* STATED EXERCISE *
Work through the data line by line, gathering every line that has the word "Python".

* THE RECORDS *
----

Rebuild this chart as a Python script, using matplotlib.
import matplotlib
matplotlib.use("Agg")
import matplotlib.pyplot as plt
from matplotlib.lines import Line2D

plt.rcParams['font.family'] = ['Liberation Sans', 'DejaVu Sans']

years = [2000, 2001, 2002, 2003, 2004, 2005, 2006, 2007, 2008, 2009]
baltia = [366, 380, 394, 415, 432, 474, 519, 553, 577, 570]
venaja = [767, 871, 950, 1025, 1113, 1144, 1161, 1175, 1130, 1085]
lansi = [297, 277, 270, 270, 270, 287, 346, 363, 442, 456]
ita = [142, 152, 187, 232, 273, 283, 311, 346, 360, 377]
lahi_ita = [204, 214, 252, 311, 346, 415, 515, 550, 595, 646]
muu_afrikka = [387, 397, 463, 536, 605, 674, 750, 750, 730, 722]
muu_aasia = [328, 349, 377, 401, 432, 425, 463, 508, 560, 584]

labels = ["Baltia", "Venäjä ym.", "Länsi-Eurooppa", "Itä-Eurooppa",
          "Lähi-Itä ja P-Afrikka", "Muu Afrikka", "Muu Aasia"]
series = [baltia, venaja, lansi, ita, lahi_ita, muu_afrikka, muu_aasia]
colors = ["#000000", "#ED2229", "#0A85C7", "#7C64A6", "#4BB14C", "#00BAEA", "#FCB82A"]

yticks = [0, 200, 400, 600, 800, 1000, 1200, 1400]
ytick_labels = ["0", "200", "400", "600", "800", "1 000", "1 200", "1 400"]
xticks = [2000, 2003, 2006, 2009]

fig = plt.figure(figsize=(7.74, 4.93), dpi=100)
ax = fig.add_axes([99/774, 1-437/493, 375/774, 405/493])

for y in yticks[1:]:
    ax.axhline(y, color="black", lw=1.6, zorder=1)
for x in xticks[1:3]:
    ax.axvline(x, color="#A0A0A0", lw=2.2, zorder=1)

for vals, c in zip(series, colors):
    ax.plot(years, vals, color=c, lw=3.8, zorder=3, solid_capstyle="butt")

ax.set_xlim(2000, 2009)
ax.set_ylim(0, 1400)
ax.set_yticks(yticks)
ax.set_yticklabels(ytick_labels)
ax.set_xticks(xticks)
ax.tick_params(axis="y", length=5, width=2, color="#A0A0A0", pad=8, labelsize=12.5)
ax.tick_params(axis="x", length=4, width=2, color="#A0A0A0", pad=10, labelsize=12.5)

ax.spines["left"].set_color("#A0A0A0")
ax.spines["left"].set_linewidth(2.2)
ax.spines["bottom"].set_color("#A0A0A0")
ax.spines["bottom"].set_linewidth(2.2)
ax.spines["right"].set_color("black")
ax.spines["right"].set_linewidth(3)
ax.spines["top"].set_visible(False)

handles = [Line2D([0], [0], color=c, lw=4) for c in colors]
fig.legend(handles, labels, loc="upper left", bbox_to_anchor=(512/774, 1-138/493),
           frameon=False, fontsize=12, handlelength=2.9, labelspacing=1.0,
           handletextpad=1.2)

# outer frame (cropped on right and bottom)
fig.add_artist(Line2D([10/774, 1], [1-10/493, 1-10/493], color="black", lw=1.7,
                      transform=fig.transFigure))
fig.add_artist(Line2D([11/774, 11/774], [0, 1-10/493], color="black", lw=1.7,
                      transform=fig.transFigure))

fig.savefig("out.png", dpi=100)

----

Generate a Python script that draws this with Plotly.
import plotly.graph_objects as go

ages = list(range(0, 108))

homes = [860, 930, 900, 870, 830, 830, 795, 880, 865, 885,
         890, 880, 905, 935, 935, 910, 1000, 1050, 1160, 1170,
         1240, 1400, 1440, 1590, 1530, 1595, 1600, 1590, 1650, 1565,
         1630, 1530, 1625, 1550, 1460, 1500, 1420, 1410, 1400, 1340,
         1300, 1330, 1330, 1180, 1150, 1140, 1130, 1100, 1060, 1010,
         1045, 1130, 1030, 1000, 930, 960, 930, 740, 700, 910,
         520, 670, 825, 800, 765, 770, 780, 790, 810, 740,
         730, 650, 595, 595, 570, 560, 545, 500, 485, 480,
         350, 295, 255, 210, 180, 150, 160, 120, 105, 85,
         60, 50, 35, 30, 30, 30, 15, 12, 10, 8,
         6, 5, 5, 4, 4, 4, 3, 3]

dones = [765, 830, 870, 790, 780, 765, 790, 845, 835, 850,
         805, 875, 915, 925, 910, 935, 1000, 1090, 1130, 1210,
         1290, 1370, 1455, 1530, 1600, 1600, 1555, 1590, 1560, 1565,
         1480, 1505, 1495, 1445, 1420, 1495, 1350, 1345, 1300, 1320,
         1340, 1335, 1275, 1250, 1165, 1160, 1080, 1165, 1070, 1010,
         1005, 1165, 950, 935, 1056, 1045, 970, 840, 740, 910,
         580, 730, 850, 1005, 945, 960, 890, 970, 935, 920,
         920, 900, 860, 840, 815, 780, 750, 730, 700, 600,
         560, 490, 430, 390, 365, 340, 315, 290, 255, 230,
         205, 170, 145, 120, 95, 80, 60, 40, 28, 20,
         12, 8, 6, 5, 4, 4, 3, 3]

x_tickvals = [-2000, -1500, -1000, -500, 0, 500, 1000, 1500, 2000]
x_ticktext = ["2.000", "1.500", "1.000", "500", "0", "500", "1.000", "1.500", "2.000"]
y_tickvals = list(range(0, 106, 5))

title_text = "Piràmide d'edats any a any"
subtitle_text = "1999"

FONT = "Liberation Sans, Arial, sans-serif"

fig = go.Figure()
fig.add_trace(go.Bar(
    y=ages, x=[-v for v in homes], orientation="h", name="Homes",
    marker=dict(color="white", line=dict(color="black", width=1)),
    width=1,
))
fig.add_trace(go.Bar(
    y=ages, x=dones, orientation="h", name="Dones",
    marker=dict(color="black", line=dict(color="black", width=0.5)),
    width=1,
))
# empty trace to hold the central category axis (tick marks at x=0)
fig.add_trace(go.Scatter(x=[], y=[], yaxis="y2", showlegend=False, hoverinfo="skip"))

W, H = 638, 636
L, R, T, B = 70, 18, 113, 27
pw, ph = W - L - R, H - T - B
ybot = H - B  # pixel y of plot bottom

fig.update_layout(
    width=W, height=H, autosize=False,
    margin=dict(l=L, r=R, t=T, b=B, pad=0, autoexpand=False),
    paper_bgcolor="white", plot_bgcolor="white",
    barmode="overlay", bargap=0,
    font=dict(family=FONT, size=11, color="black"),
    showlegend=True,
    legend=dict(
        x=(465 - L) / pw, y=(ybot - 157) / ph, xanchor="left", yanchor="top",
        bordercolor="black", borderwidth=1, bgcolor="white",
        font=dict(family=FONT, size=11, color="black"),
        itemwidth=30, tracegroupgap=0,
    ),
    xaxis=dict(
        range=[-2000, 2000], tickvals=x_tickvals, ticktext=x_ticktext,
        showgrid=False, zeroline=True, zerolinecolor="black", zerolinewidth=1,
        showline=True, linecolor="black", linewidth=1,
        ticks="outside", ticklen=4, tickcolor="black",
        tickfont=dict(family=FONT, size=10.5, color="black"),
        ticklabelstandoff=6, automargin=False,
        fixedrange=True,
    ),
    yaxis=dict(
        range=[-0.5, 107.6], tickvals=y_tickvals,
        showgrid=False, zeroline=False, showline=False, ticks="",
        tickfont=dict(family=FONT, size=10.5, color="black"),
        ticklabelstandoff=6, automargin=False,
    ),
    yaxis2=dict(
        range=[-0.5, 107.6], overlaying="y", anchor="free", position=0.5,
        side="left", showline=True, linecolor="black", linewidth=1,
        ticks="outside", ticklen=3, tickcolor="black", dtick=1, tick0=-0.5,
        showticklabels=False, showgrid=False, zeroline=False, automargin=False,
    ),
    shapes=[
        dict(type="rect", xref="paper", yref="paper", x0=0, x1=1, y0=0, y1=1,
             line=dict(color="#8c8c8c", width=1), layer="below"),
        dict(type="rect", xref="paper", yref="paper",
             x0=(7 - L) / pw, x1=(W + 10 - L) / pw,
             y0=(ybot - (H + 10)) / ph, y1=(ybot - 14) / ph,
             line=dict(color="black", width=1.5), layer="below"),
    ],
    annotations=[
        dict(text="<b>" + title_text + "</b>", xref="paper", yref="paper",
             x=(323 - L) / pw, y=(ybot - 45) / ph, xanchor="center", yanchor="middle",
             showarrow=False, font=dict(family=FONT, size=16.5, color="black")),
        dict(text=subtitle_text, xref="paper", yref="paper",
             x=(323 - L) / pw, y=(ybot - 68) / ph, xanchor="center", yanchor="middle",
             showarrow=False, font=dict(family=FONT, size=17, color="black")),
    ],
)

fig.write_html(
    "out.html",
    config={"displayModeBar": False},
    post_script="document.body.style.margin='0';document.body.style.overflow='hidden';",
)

----

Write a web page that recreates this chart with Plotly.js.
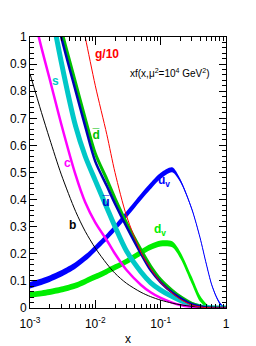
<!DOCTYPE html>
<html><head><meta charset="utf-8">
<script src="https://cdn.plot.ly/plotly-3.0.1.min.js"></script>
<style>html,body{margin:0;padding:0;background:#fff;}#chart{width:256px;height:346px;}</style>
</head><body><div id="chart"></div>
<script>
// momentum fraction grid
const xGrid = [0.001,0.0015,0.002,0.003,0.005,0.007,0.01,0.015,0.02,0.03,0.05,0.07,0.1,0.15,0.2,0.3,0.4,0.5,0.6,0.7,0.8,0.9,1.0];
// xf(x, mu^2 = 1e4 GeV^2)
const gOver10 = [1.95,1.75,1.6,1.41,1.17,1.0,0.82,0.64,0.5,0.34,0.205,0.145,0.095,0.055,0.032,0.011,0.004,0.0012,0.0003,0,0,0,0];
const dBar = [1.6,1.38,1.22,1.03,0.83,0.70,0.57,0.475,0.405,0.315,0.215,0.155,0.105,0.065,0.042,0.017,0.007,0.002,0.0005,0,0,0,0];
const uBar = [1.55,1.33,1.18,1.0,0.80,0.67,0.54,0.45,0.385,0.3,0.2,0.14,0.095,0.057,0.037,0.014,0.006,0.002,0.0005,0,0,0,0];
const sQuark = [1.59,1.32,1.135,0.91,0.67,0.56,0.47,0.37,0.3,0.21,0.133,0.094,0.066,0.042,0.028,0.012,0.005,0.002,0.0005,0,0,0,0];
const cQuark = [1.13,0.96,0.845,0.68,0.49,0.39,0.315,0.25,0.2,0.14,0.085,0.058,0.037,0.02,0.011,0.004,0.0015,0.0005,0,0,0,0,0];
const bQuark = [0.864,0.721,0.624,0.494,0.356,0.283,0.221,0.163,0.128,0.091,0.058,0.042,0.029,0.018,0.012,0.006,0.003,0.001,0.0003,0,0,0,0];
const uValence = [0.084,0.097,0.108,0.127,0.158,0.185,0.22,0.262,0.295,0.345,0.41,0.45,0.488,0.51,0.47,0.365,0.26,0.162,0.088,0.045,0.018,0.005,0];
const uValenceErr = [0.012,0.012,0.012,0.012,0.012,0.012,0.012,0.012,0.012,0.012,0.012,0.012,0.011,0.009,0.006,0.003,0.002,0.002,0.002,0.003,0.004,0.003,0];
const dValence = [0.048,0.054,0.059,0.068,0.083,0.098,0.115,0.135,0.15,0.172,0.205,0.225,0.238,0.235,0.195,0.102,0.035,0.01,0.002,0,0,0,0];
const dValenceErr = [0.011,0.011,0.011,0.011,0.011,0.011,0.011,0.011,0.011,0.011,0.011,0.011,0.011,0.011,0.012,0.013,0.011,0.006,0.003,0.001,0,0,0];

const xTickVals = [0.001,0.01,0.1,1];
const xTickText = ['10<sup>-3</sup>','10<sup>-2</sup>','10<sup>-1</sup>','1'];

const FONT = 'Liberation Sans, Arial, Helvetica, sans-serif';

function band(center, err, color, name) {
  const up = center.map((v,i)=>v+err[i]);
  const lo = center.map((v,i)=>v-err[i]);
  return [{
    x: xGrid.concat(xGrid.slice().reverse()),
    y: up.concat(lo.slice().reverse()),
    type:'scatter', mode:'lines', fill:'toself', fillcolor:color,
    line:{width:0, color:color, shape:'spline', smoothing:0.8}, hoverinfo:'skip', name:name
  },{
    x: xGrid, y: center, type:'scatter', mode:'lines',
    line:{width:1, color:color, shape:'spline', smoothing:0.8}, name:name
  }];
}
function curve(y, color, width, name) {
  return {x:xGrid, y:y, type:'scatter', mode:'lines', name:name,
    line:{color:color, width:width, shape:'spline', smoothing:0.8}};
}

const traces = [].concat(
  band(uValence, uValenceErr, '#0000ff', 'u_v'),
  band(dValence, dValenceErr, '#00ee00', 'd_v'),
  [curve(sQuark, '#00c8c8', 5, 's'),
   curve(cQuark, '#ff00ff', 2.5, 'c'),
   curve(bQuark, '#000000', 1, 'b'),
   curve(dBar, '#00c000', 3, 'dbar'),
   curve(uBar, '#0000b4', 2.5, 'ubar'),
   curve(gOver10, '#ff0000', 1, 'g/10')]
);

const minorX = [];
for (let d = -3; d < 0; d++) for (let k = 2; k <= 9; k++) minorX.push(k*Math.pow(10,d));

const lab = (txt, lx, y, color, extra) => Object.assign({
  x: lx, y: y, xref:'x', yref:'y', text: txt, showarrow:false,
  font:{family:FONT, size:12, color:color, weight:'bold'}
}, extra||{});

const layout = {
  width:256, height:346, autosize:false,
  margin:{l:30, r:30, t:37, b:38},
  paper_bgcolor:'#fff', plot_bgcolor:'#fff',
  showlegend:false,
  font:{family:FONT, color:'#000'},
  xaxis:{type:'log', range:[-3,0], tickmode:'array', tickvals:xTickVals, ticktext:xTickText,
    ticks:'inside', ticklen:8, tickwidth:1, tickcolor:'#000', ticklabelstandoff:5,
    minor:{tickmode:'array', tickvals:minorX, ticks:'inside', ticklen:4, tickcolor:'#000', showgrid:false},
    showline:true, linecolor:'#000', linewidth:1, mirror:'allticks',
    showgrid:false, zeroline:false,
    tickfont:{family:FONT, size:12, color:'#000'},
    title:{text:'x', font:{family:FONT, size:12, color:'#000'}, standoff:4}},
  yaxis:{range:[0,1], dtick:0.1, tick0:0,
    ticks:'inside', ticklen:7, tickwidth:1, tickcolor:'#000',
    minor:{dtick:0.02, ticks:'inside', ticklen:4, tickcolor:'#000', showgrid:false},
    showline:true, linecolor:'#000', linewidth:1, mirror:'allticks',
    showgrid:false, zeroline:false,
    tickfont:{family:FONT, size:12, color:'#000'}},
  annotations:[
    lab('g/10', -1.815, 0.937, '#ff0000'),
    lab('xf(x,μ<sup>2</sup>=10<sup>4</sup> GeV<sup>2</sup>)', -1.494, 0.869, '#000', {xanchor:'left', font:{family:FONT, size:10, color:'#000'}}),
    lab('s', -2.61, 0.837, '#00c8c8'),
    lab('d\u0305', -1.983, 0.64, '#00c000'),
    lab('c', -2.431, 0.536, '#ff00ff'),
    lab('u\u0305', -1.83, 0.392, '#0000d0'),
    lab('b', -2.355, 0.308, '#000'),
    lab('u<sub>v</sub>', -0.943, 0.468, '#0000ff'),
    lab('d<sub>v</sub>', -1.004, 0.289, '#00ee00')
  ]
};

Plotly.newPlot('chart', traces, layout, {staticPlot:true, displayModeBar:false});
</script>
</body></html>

----

* SOLUTION TO THIS EXERCISE *
Rebuild this chart as a Python script, using matplotlib.
Generate a Python script that draws this with Plotly.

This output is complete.